■ **Data in this exercise**
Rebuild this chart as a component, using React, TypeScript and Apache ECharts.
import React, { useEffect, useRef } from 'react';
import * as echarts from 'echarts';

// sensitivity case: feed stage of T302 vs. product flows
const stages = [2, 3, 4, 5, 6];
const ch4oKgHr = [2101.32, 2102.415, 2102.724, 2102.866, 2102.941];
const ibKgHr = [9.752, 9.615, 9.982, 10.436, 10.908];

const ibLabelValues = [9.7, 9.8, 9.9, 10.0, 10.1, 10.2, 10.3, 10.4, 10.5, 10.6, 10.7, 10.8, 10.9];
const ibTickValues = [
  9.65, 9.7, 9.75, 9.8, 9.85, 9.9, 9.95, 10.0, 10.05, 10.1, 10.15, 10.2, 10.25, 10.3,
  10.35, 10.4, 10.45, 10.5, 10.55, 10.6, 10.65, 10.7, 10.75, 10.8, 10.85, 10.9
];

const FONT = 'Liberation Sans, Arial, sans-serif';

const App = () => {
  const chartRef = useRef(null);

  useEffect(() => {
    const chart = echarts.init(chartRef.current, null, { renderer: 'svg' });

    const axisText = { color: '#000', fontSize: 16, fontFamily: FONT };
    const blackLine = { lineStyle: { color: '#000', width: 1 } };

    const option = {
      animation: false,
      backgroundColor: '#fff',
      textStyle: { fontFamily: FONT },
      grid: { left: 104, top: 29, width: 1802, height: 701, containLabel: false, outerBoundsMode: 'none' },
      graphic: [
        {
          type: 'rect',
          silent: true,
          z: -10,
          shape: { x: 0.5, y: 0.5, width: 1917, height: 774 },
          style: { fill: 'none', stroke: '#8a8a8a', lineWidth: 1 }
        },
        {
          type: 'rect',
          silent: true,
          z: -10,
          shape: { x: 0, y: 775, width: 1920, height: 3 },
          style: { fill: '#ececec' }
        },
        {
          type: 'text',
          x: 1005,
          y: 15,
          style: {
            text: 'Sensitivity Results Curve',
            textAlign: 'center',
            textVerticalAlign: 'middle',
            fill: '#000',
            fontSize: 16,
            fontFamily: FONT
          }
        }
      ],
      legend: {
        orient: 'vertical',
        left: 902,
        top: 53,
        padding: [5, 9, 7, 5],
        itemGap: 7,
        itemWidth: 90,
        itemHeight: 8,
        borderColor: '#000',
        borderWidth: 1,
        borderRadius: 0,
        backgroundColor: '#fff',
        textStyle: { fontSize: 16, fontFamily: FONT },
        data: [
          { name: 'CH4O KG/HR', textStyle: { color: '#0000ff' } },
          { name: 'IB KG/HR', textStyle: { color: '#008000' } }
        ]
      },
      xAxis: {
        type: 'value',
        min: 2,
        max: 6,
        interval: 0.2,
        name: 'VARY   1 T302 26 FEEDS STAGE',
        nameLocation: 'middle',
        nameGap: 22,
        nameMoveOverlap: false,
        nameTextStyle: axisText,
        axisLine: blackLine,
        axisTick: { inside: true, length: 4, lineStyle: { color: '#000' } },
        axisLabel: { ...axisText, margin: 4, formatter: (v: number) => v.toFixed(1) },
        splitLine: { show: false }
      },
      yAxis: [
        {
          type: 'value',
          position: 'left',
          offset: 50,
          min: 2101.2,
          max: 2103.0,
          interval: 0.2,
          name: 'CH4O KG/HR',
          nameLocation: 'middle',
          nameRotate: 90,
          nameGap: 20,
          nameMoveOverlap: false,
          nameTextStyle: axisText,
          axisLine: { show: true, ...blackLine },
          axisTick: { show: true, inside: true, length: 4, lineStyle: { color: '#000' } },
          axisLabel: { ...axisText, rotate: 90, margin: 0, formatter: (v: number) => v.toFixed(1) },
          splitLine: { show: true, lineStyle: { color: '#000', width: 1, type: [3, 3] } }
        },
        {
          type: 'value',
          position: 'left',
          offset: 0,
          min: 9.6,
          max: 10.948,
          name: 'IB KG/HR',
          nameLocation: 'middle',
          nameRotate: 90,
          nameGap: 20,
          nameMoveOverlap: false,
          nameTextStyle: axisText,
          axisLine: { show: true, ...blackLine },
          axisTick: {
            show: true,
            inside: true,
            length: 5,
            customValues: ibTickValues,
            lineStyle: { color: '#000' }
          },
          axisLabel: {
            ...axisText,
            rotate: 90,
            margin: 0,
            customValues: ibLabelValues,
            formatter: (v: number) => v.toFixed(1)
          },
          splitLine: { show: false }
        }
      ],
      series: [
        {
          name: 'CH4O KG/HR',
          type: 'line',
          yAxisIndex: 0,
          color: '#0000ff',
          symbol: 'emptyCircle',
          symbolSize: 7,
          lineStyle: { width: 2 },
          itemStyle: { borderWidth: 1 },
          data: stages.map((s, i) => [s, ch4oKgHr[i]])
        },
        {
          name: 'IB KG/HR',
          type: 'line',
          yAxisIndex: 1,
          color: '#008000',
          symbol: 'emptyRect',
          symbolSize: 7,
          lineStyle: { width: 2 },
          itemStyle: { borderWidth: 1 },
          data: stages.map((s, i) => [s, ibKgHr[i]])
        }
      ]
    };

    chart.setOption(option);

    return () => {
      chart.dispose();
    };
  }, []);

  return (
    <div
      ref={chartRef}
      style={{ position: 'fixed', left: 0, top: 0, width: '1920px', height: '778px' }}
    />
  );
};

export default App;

...

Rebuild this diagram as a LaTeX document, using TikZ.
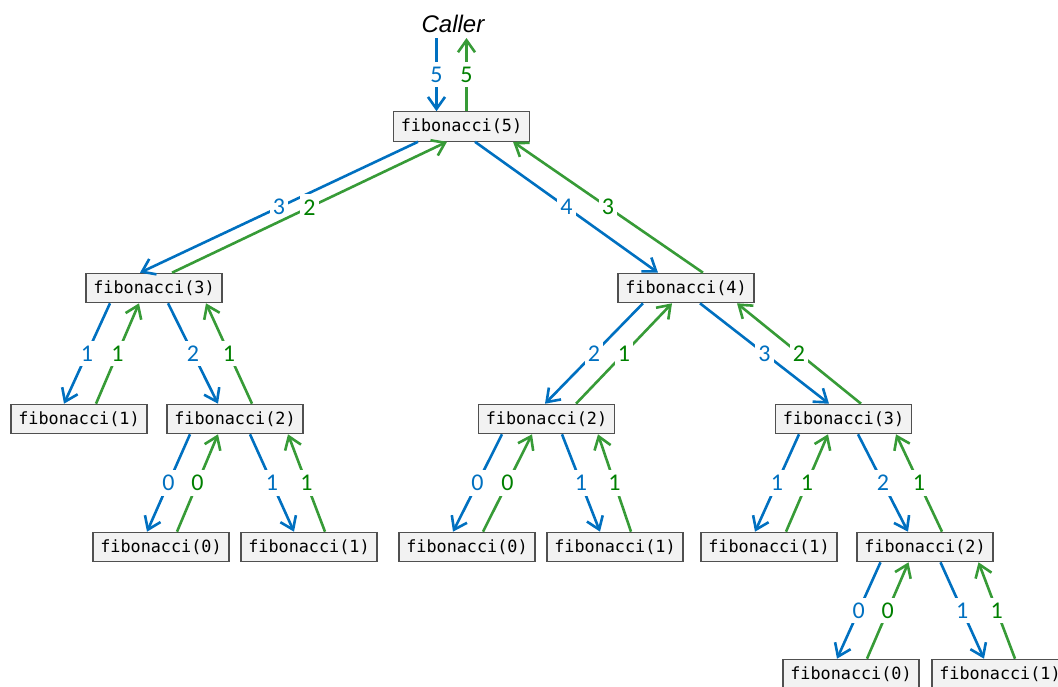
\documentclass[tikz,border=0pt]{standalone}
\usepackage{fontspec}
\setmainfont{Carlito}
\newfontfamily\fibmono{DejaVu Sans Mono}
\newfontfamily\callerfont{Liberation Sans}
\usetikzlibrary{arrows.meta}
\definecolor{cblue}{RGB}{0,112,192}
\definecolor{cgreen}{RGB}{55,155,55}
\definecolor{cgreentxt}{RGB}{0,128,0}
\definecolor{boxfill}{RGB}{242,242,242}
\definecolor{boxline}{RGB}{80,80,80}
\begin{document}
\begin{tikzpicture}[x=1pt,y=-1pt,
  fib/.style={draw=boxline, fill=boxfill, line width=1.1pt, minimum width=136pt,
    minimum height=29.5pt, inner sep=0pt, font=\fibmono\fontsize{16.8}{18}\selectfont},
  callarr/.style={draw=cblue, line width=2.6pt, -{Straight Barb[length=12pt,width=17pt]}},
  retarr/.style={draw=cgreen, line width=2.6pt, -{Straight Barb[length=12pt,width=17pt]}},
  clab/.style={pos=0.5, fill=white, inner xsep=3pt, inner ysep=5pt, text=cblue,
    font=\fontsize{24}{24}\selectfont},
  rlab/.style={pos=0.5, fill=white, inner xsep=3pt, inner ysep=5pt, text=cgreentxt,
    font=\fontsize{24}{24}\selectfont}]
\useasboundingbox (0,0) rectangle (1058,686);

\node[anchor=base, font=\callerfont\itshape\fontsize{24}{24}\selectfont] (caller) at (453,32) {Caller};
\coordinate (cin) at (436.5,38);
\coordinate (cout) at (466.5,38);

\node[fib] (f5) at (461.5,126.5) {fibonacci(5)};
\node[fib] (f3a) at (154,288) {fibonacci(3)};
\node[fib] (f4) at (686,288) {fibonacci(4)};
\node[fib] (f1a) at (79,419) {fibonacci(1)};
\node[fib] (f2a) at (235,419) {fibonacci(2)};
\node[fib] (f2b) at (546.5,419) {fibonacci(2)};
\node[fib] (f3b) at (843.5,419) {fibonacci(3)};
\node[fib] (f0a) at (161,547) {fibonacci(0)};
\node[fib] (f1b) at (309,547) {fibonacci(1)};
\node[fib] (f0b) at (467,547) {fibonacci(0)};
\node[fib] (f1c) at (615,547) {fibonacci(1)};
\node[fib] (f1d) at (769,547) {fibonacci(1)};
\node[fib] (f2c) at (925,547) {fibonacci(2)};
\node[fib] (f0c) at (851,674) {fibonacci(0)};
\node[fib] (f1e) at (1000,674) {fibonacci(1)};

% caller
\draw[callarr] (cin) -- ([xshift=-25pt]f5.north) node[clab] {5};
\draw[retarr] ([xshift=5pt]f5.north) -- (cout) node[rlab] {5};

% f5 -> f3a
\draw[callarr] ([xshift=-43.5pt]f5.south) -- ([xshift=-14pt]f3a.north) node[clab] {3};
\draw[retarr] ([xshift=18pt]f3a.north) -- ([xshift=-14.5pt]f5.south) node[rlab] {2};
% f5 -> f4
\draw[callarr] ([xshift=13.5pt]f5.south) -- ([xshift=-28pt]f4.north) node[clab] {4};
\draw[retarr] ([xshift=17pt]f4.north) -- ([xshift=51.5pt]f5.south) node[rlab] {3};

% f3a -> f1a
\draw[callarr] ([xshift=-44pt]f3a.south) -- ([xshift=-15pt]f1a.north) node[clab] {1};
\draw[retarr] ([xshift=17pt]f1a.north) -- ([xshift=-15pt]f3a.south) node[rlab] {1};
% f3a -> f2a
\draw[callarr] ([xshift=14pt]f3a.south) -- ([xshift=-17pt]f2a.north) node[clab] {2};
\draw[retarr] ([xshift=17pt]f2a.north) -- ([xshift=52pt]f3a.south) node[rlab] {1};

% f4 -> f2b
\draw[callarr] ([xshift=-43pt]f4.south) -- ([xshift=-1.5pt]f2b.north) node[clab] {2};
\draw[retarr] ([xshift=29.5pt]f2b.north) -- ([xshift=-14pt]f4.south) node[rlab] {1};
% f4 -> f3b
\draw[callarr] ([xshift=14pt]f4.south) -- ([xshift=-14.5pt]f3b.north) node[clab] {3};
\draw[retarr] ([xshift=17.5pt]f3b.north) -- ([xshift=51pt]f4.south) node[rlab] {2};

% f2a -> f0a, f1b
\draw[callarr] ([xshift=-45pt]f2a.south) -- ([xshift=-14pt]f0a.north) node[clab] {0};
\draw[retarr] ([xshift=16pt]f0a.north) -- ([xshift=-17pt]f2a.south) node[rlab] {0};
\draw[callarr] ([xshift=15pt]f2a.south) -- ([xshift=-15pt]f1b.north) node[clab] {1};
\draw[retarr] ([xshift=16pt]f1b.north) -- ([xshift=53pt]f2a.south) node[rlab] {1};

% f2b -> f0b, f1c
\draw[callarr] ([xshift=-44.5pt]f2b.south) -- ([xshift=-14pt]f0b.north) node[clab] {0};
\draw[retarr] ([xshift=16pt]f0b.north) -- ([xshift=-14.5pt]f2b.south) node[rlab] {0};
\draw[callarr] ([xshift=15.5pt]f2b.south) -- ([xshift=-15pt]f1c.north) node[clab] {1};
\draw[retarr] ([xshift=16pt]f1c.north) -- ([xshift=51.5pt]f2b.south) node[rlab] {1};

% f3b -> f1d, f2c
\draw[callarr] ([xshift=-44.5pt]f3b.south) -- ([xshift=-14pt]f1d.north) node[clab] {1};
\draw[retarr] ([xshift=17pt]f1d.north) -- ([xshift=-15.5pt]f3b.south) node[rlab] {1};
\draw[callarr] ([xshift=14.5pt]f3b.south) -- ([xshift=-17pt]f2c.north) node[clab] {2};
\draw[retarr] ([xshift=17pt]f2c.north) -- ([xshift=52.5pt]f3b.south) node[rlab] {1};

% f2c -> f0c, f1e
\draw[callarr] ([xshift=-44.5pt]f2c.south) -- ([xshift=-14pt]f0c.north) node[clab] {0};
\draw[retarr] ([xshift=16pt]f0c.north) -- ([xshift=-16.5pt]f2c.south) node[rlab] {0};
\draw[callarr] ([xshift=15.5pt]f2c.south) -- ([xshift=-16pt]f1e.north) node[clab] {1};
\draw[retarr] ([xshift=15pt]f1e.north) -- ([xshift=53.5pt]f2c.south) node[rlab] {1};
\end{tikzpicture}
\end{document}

■ **Aim**
Going down the listing above, begin printing at the line with "Rebuild this chart" and finish with the line with "const ibKgHr = [9.752, 9.615, 9.982, 10.436, 10.908];", exactly as they appear.

■ **Problem solution**
Rebuild this chart as a component, using React, TypeScript and Apache ECharts.
import React, { useEffect, useRef } from 'react';
import * as echarts from 'echarts';

// sensitivity case: feed stage of T302 vs. product flows
const stages = [2, 3, 4, 5, 6];
const ch4oKgHr = [2101.32, 2102.415, 2102.724, 2102.866, 2102.941];
const ibKgHr = [9.752, 9.615, 9.982, 10.436, 10.908];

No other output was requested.